What the task requires
Quote exactly the lines between the line containing "Write a web" and the line containing "const xTicks = [0, 200, 400, 600, 800, 1000, 1200];", counting those two lines as part of the range. Leave the rest out.

Working data
________________

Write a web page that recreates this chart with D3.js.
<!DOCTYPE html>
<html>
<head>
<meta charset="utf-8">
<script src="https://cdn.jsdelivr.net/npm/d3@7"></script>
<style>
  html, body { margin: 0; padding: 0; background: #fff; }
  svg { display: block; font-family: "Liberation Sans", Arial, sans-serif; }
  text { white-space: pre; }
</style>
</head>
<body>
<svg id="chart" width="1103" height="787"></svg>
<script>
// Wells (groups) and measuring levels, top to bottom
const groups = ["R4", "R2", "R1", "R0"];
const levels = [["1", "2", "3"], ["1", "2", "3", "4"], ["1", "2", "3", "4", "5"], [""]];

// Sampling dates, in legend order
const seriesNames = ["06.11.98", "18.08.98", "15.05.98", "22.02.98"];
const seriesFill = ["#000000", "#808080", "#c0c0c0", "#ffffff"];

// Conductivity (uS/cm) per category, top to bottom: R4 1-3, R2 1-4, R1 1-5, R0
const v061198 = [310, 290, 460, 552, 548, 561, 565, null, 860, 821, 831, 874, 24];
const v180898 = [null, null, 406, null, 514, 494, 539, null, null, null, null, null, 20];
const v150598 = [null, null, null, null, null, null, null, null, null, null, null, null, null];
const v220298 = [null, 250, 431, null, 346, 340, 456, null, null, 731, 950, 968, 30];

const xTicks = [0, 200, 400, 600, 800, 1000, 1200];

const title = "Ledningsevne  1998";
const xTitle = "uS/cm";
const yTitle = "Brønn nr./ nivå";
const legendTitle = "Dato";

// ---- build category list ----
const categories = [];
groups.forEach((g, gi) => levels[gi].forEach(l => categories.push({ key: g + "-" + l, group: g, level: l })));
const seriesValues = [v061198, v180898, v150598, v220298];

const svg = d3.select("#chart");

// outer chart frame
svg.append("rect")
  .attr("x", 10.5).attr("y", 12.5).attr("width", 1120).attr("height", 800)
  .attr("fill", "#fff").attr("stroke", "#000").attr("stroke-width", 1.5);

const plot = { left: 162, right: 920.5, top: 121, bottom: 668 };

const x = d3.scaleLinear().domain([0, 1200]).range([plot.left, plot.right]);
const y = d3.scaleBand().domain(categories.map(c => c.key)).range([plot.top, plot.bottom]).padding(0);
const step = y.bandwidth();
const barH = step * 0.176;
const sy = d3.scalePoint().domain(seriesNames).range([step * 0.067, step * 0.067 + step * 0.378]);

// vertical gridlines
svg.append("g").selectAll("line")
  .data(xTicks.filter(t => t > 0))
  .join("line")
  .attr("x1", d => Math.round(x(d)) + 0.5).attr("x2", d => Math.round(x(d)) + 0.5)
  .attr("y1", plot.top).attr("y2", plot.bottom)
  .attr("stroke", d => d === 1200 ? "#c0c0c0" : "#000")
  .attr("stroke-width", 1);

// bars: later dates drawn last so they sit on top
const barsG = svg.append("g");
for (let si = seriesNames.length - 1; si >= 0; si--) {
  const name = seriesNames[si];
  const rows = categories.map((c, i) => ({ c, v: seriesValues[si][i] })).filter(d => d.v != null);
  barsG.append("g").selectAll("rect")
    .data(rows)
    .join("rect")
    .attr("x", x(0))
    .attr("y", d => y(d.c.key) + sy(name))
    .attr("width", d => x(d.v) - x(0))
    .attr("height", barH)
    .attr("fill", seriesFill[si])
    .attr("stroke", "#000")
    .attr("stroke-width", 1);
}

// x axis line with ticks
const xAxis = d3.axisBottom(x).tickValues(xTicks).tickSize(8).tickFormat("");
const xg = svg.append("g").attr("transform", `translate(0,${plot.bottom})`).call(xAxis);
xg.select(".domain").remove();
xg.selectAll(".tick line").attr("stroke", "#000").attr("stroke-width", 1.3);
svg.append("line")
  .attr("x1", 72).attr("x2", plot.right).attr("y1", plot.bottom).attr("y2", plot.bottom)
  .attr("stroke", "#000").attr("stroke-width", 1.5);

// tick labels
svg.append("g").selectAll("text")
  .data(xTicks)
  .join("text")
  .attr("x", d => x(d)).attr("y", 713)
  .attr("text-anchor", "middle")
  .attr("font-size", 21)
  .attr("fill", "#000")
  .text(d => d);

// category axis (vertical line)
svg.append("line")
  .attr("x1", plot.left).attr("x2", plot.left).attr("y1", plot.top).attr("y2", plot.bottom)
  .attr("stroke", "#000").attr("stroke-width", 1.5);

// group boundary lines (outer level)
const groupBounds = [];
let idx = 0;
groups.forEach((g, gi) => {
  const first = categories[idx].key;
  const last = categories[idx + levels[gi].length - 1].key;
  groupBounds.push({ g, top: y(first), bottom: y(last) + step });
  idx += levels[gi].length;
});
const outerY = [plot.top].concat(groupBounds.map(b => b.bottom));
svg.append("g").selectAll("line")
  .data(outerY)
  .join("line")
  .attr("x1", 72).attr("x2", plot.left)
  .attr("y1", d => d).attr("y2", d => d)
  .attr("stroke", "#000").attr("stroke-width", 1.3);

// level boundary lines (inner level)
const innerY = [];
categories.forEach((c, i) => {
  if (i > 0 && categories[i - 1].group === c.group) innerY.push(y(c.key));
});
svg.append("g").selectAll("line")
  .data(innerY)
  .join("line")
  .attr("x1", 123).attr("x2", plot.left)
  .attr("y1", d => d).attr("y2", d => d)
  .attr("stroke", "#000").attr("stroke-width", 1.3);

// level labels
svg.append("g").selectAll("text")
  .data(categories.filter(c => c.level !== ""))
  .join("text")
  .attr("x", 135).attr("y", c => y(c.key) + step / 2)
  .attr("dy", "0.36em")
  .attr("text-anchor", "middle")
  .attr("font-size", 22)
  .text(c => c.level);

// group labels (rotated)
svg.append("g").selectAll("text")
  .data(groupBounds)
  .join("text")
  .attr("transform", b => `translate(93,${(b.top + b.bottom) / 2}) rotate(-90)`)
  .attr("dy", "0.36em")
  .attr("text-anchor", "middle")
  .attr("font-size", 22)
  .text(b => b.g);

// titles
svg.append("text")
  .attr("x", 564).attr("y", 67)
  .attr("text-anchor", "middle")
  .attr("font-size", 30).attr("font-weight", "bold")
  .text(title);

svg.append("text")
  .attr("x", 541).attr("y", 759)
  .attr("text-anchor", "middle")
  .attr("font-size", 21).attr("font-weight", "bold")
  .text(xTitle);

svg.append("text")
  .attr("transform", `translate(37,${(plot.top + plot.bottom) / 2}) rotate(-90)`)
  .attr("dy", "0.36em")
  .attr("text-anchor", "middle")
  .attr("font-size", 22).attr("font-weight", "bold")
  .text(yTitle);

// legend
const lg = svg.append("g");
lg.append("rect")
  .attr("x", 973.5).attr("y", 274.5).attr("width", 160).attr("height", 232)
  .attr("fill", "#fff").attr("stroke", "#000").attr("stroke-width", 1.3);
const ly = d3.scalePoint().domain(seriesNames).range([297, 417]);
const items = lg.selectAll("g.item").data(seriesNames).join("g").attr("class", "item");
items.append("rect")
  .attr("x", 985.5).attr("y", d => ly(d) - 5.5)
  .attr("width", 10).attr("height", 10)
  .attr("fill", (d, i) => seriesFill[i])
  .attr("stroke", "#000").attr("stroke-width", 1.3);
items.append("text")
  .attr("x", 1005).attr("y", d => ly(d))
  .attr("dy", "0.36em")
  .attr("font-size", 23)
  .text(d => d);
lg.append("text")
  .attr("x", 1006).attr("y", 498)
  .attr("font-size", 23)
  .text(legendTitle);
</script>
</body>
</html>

________________

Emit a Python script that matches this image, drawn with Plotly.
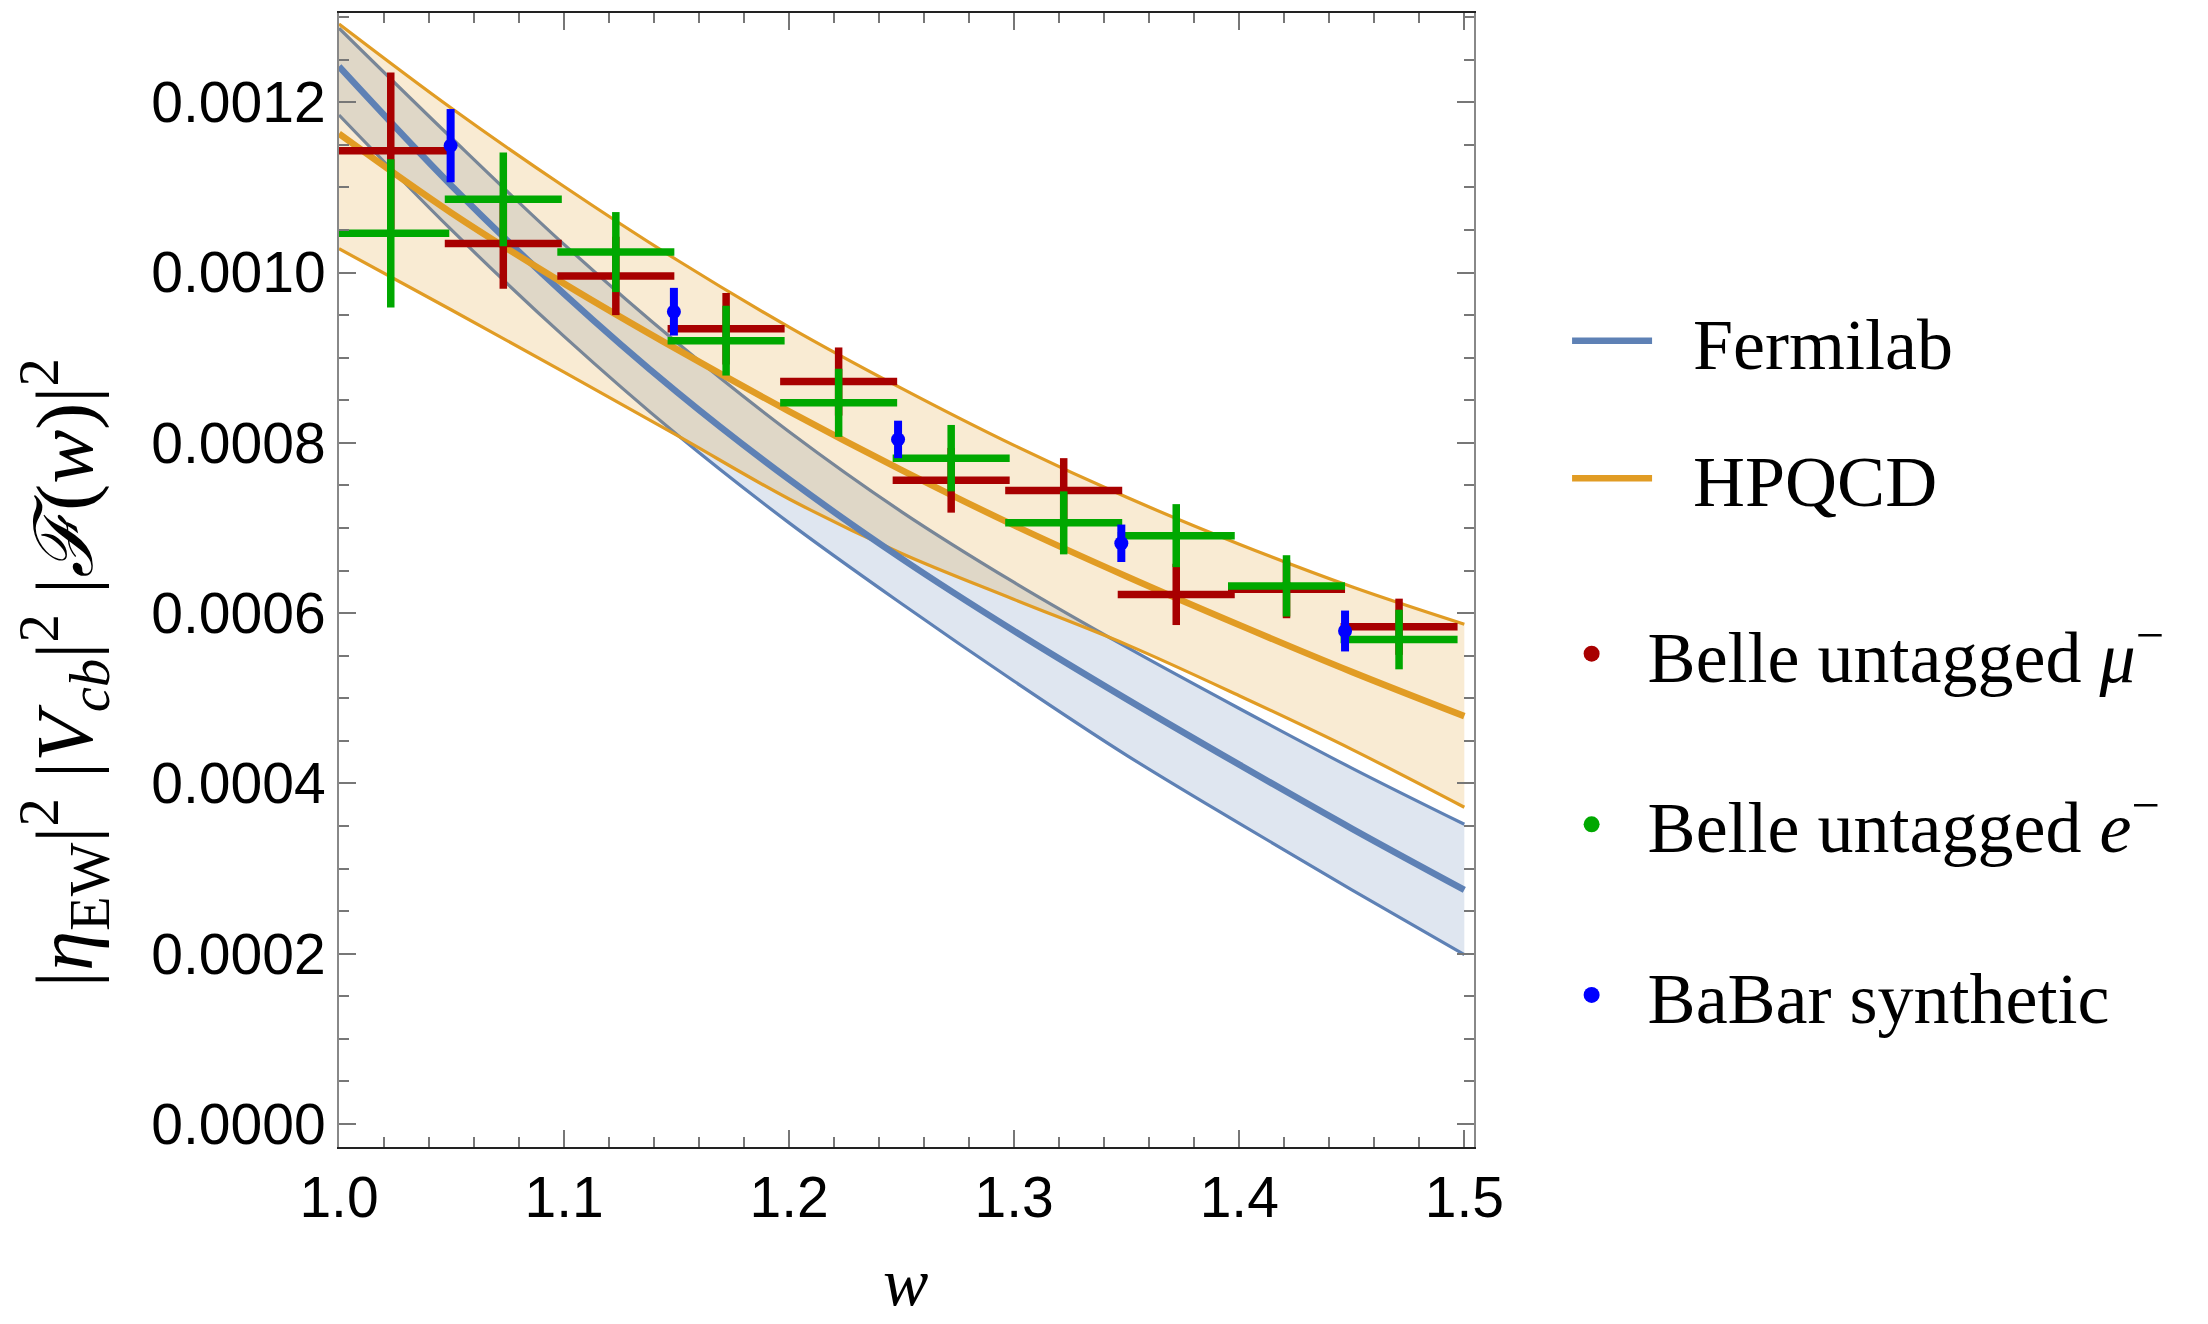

________________

Reply to the task
Write a web page that recreates this chart with D3.js.
<!DOCTYPE html>
<html>
<head>
<meta charset="utf-8">
<script src="https://cdn.jsdelivr.net/npm/d3@7"></script>
<style>
  html, body { margin: 0; padding: 0; background: #fff; }
  svg { display: block; font-family: "Liberation Sans", Arial, sans-serif; }
  text { white-space: pre; }
</style>
</head>
<body>
<svg id="chart" width="1103" height="787"></svg>
<script>
// Wells (groups) and measuring levels, top to bottom
const groups = ["R4", "R2", "R1", "R0"];
const levels = [["1", "2", "3"], ["1", "2", "3", "4"], ["1", "2", "3", "4", "5"], [""]];

// Sampling dates, in legend order
const seriesNames = ["06.11.98", "18.08.98", "15.05.98", "22.02.98"];
const seriesFill = ["#000000", "#808080", "#c0c0c0", "#ffffff"];

// Conductivity (uS/cm) per category, top to bottom: R4 1-3, R2 1-4, R1 1-5, R0
const v061198 = [310, 290, 460, 552, 548, 561, 565, null, 860, 821, 831, 874, 24];
const v180898 = [null, null, 406, null, 514, 494, 539, null, null, null, null, null, 20];
const v150598 = [null, null, null, null, null, null, null, null, null, null, null, null, null];
const v220298 = [null, 250, 431, null, 346, 340, 456, null, null, 731, 950, 968, 30];

const xTicks = [0, 200, 400, 600, 800, 1000, 1200];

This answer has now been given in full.